New York, Los Angeles, Boston, and the Bay Area continue to show rental rates that often remain below comparable hotel inventory. This is particularly notable given the global visibility these cities will receive during the tournament.

The contrast raises an important question.

Why are some of the most recognizable destinations in the country pricing below markets with less international exposure?

Hotels Seem More Confident Than Hosts

One possible explanation can be found by looking at hotels.

Hotels have decades of experience managing large-scale demand events. Revenue managers constantly monitor booking pace, market trends, and future demand indicators. When they anticipate strong demand, rates rise accordingly.

That pattern is already visible in many World Cup markets.

Hotel prices are reflecting confidence in what lies ahead.

Many short-term rentals, however, are not keeping pace.

This creates an unusual situation where travelers may find vacation rentals offering significantly better value than nearby hotels. While that may drive bookings, it can also signal missed revenue opportunities for hosts.

During major events, being the lowest-priced option is not always a competitive advantage.

Sometimes it is simply a sign that pricing has not caught up with demand.

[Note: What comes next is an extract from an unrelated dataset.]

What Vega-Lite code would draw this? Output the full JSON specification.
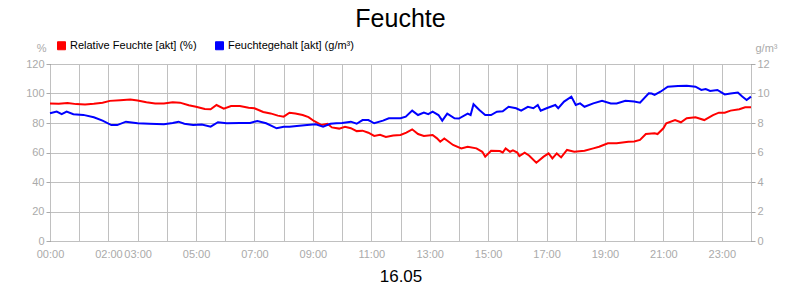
{
  "$schema": "https://vega.github.io/schema/vega-lite/v6.json",
  "width": 701,
  "height": 177,
  "autosize": {"type": "none"},
  "padding": {"left": 50, "top": 64, "right": 49, "bottom": 59},
  "background": "white",
  "config": {
    "view": {"stroke": "black", "strokeWidth": 1},
    "font": "Liberation Sans"
  },
  "title": {"text": "Feuchte", "fontSize": 25, "font": "Liberation Sans", "fontWeight": "normal", "color": "black", "anchor": "middle", "offset": 8},
  "datasets": {
    "rf": [
      {"h": 0.0, "v": 93.3}, {"h": 0.3, "v": 93.0}, {"h": 0.6, "v": 93.5}, {"h": 0.9, "v": 92.8}, {"h": 1.2, "v": 92.5},
      {"h": 1.5, "v": 93.0}, {"h": 1.8, "v": 93.8}, {"h": 2.05, "v": 95.0}, {"h": 2.4, "v": 95.5}, {"h": 2.75, "v": 96.0},
      {"h": 3.0, "v": 95.3}, {"h": 3.3, "v": 94.0}, {"h": 3.6, "v": 93.2}, {"h": 3.9, "v": 93.3}, {"h": 4.2, "v": 94.0},
      {"h": 4.45, "v": 93.8}, {"h": 4.75, "v": 92.0}, {"h": 5.0, "v": 91.0}, {"h": 5.3, "v": 89.5}, {"h": 5.5, "v": 89.3},
      {"h": 5.7, "v": 92.2}, {"h": 5.95, "v": 89.7}, {"h": 6.2, "v": 91.5}, {"h": 6.5, "v": 91.5}, {"h": 6.8, "v": 90.3},
      {"h": 7.0, "v": 90.0}, {"h": 7.3, "v": 87.5}, {"h": 7.55, "v": 86.5}, {"h": 7.8, "v": 85.0}, {"h": 8.0, "v": 84.3},
      {"h": 8.2, "v": 87.0}, {"h": 8.4, "v": 86.5}, {"h": 8.65, "v": 85.4}, {"h": 8.85, "v": 84.0}, {"h": 9.05, "v": 81.2},
      {"h": 9.3, "v": 78.6}, {"h": 9.5, "v": 79.5}, {"h": 9.65, "v": 77.0}, {"h": 9.9, "v": 76.2}, {"h": 10.1, "v": 77.5},
      {"h": 10.3, "v": 76.5}, {"h": 10.5, "v": 74.5}, {"h": 10.7, "v": 74.8}, {"h": 10.9, "v": 73.4}, {"h": 11.1, "v": 71.2},
      {"h": 11.3, "v": 72.0}, {"h": 11.5, "v": 70.5}, {"h": 11.75, "v": 71.5}, {"h": 12.0, "v": 71.9}, {"h": 12.2, "v": 73.5},
      {"h": 12.4, "v": 75.7}, {"h": 12.6, "v": 72.5}, {"h": 12.8, "v": 71.2}, {"h": 13.1, "v": 71.9}, {"h": 13.25, "v": 69.6},
      {"h": 13.36, "v": 67.3}, {"h": 13.5, "v": 69.5}, {"h": 13.8, "v": 65.1}, {"h": 14.08, "v": 62.8}, {"h": 14.3, "v": 63.9},
      {"h": 14.6, "v": 62.8}, {"h": 14.8, "v": 60.5}, {"h": 14.9, "v": 57.2}, {"h": 15.1, "v": 61.2}, {"h": 15.4, "v": 61.0},
      {"h": 15.5, "v": 60.0}, {"h": 15.6, "v": 62.8}, {"h": 15.75, "v": 60.5}, {"h": 15.85, "v": 61.5}, {"h": 16.0, "v": 60.0},
      {"h": 16.07, "v": 57.6}, {"h": 16.25, "v": 59.9}, {"h": 16.4, "v": 58.0}, {"h": 16.65, "v": 53.1}, {"h": 16.9, "v": 57.2},
      {"h": 17.07, "v": 59.4}, {"h": 17.2, "v": 56.0}, {"h": 17.35, "v": 59.4}, {"h": 17.5, "v": 56.7}, {"h": 17.7, "v": 61.7},
      {"h": 17.95, "v": 60.5}, {"h": 18.3, "v": 61.2}, {"h": 18.6, "v": 62.8}, {"h": 18.8, "v": 63.9}, {"h": 19.1, "v": 66.2},
      {"h": 19.4, "v": 66.2}, {"h": 19.8, "v": 67.3}, {"h": 20.0, "v": 67.5}, {"h": 20.2, "v": 68.5}, {"h": 20.4, "v": 72.5},
      {"h": 20.7, "v": 73.0}, {"h": 20.8, "v": 72.5}, {"h": 21.0, "v": 76.4}, {"h": 21.1, "v": 79.8}, {"h": 21.4, "v": 82.0},
      {"h": 21.6, "v": 80.5}, {"h": 21.8, "v": 83.2}, {"h": 22.1, "v": 83.9}, {"h": 22.4, "v": 82.0}, {"h": 22.7, "v": 85.4},
      {"h": 22.9, "v": 87.0}, {"h": 23.1, "v": 87.0}, {"h": 23.3, "v": 88.4}, {"h": 23.6, "v": 89.3}, {"h": 23.8, "v": 90.6},
      {"h": 24.0, "v": 90.6}
    ],
    "fg": [
      {"h": 0.0, "v": 8.66}, {"h": 0.23, "v": 8.77}, {"h": 0.4, "v": 8.6}, {"h": 0.57, "v": 8.77}, {"h": 0.8, "v": 8.59},
      {"h": 1.14, "v": 8.55}, {"h": 1.5, "v": 8.39}, {"h": 1.8, "v": 8.16}, {"h": 2.1, "v": 7.86}, {"h": 2.3, "v": 7.86},
      {"h": 2.6, "v": 8.09}, {"h": 3.0, "v": 7.98}, {"h": 3.4, "v": 7.95}, {"h": 3.9, "v": 7.91}, {"h": 4.2, "v": 8.0},
      {"h": 4.4, "v": 8.09}, {"h": 4.6, "v": 7.95}, {"h": 4.9, "v": 7.86}, {"h": 5.2, "v": 7.9}, {"h": 5.5, "v": 7.75},
      {"h": 5.75, "v": 8.05}, {"h": 6.05, "v": 7.98}, {"h": 6.5, "v": 8.0}, {"h": 6.85, "v": 8.0}, {"h": 7.1, "v": 8.14},
      {"h": 7.4, "v": 7.98}, {"h": 7.76, "v": 7.64}, {"h": 8.0, "v": 7.75}, {"h": 8.2, "v": 7.75}, {"h": 8.45, "v": 7.8},
      {"h": 8.8, "v": 7.86}, {"h": 9.1, "v": 7.91}, {"h": 9.35, "v": 7.75}, {"h": 9.6, "v": 7.95}, {"h": 9.8, "v": 7.98},
      {"h": 10.0, "v": 8.0}, {"h": 10.3, "v": 8.09}, {"h": 10.5, "v": 7.95}, {"h": 10.7, "v": 8.2}, {"h": 10.9, "v": 8.2},
      {"h": 11.1, "v": 7.98}, {"h": 11.4, "v": 8.16}, {"h": 11.6, "v": 8.32}, {"h": 12.0, "v": 8.32}, {"h": 12.18, "v": 8.43},
      {"h": 12.4, "v": 8.84}, {"h": 12.6, "v": 8.54}, {"h": 12.8, "v": 8.7}, {"h": 12.95, "v": 8.6}, {"h": 13.1, "v": 8.77},
      {"h": 13.3, "v": 8.54}, {"h": 13.43, "v": 8.16}, {"h": 13.6, "v": 8.63}, {"h": 13.85, "v": 8.32}, {"h": 14.0, "v": 8.3},
      {"h": 14.3, "v": 8.63}, {"h": 14.4, "v": 8.54}, {"h": 14.5, "v": 9.27}, {"h": 14.7, "v": 8.88}, {"h": 14.9, "v": 8.54},
      {"h": 15.1, "v": 8.54}, {"h": 15.3, "v": 8.77}, {"h": 15.5, "v": 8.8}, {"h": 15.7, "v": 9.1}, {"h": 15.96, "v": 9.0},
      {"h": 16.13, "v": 8.84}, {"h": 16.36, "v": 9.1}, {"h": 16.55, "v": 9.0}, {"h": 16.7, "v": 9.22}, {"h": 16.8, "v": 8.84},
      {"h": 17.0, "v": 9.0}, {"h": 17.3, "v": 9.22}, {"h": 17.4, "v": 9.0}, {"h": 17.6, "v": 9.45}, {"h": 17.85, "v": 9.79},
      {"h": 18.0, "v": 9.22}, {"h": 18.15, "v": 9.33}, {"h": 18.3, "v": 9.1}, {"h": 18.6, "v": 9.33}, {"h": 18.9, "v": 9.51},
      {"h": 19.2, "v": 9.33}, {"h": 19.4, "v": 9.33}, {"h": 19.7, "v": 9.51}, {"h": 20.0, "v": 9.45}, {"h": 20.2, "v": 9.38},
      {"h": 20.5, "v": 10.01}, {"h": 20.6, "v": 10.0}, {"h": 20.7, "v": 9.9}, {"h": 20.9, "v": 10.12}, {"h": 21.15, "v": 10.46},
      {"h": 21.5, "v": 10.51}, {"h": 21.8, "v": 10.53}, {"h": 22.1, "v": 10.46}, {"h": 22.3, "v": 10.24}, {"h": 22.45, "v": 10.3},
      {"h": 22.6, "v": 10.17}, {"h": 22.85, "v": 10.24}, {"h": 23.1, "v": 9.94}, {"h": 23.3, "v": 10.0}, {"h": 23.55, "v": 10.06},
      {"h": 23.7, "v": 9.79}, {"h": 23.85, "v": 9.56}, {"h": 24.0, "v": 9.79}
    ]
  },
  "encoding": {
    "x": {
      "field": "h", "type": "quantitative",
      "scale": {"domain": [0, 24], "nice": false, "zero": false},
      "axis": {
        "values": [0,1,2,3,4,5,6,7,8,9,10,11,12,13,14,15,16,17,18,19,20,21,22,23,24],
        "labelExpr": "(datum.value==0||datum.value==2||(datum.value%2==1&&datum.value!=1)) ? ((datum.value<10?'0':'')+datum.value+':00') : ''",
        "grid": true, "gridColor": "#c0c0c0", "gridWidth": 1,
        "ticks": false, "domain": false,
        "labelColor": "#aaaaaa", "labelFontSize": 11, "labelFont": "Liberation Sans", "labelPadding": 7,
        "labelFlush": false, "labelOverlap": false,
        "title": "16.05", "titleFontSize": 17, "titleFont": "Liberation Sans", "titleFontWeight": "normal", "titleColor": "black", "titlePadding": 9
      }
    }
  },
  "layer": [
    {
      "data": {"name": "rf"},
      "mark": {"type": "line", "strokeWidth": 2, "color": "#ff0000"},
      "encoding": {
        "y": {
          "field": "v", "type": "quantitative",
          "scale": {"domain": [0, 120], "nice": false},
          "axis": {
            "orient": "left", "values": [0,20,40,60,80,100,120],
            "grid": true, "gridColor": "#c0c0c0", "gridWidth": 1,
            "domain": false, "ticks": true, "tickColor": "#aaaaaa", "tickSize": 4,
            "labelColor": "#aaaaaa", "labelFontSize": 11, "labelFont": "Liberation Sans", "labelPadding": 2,
            "title": "%", "titleAngle": 0, "titleX": -4, "titleY": -16, "titleAlign": "right", "titleBaseline": "middle",
            "titleColor": "#aaaaaa", "titleFontSize": 11, "titleFontWeight": "normal", "titleFont": "Liberation Sans"
          }
        },
        "color": {
          "datum": "Relative Feuchte [akt] (%)",
          "type": "nominal",
          "scale": {"domain": ["Relative Feuchte [akt] (%)", "Feuchtegehalt [akt] (g/m³)"], "range": ["#ff0000", "#0000ff"]},
          "legend": {
            "orient": "none", "legendX": 6, "legendY": -24, "direction": "horizontal", "title": null,
            "symbolType": "square", "symbolSize": 64, "symbolStrokeWidth": 1,
            "labelFontSize": 11, "labelFont": "Liberation Sans", "labelColor": "black", "labelOffset": 3,
            "columnPadding": 16,
            "encode": {"symbols": {"update": {"fill": {"scale": "color", "field": "value"}, "stroke": {"value": "#222222"}, "strokeWidth": {"value": 1}, "opacity": {"value": 1}}}}
          }
        }
      }
    },
    {
      "data": {"name": "fg"},
      "mark": {"type": "line", "strokeWidth": 2, "color": "#0000ff"},
      "encoding": {
        "y": {
          "field": "v", "type": "quantitative",
          "scale": {"domain": [0, 12], "nice": false},
          "axis": {
            "orient": "right", "values": [0,2,4,6,8,10,12],
            "grid": false,
            "domain": false, "ticks": true, "tickColor": "#aaaaaa", "tickSize": 4,
            "labelColor": "#aaaaaa", "labelFontSize": 11, "labelFont": "Liberation Sans", "labelPadding": 2,
            "title": "g/m³", "titleAngle": 0, "titleX": 4, "titleY": -16, "titleAlign": "left", "titleBaseline": "middle",
            "titleColor": "#aaaaaa", "titleFontSize": 11, "titleFontWeight": "normal", "titleFont": "Liberation Sans"
          }
        },
        "color": {"datum": "Feuchtegehalt [akt] (g/m³)", "type": "nominal"}
      }
    }
  ],
  "resolve": {"scale": {"y": "independent"}}
}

The Hidden Opportunity Outside Host Cities

The World Cup's impact will not be limited to the cities hosting matches.

As accommodations become more expensive and harder to find, travelers will naturally expand their search areas. This creates opportunities for surrounding communities and secondary markets that might not typically experience international demand.

For many guests, staying thirty minutes outside a host city is a worthwhile trade-off if it means securing more space or better value.

This spillover effect has been observed during major events around the world, and the 2026 tournament is expected to follow a similar pattern.

Hosts located near host cities may benefit from increased demand even if they are nowhere near a stadium.

Why Historical Data May Not Be Enough

Most pricing decisions in the short-term rental industry are based on historical performance.

The problem is that there is no historical event that closely resembles the FIFA World Cup in the United States.

No previous tournament has combined this level of international tourism, geographic reach, and event duration.

That makes traditional forecasting more difficult.

Automated pricing tools can provide valuable guidance, but they rely heavily on historical patterns. When an event falls outside those patterns, hosts often need to rely on market intelligence, revenue management expertise, and strategic planning.

The operators who recognize this early may have a significant advantage.

Revenue Management Will Be the Difference Maker

As the tournament approaches, pricing strategy will become increasingly important.

The hosts who perform best are unlikely to be those who simply achieve full occupancy. Instead, success will belong to operators who understand how to balance demand, availability, and pricing throughout the tournament period.

That may mean raising rates earlier than expected.

It may mean adjusting minimum stay requirements.

It may mean responding to booking trends more aggressively than during a typical summer season.

Whatever the approach, one thing is becoming clear: the World Cup will reward active revenue management.

Looking Ahead to 2026

The FIFA World Cup is still months away, but the market is already providing valuable insights.

Some hosts are clearly preparing for a historic demand event. Others appear to be approaching it with caution. As booking activity accelerates, those differences will become increasingly visible.

For the short-term rental industry, the tournament represents more than an influx of travelers. It offers a rare opportunity to test pricing strategies, evaluate revenue management practices, and understand how global events influence local accommodation markets.

By the time the opening match begins, the winners may not be the hosts with the most bookings.

They may be the hosts who understood the value of their inventory before everyone else did.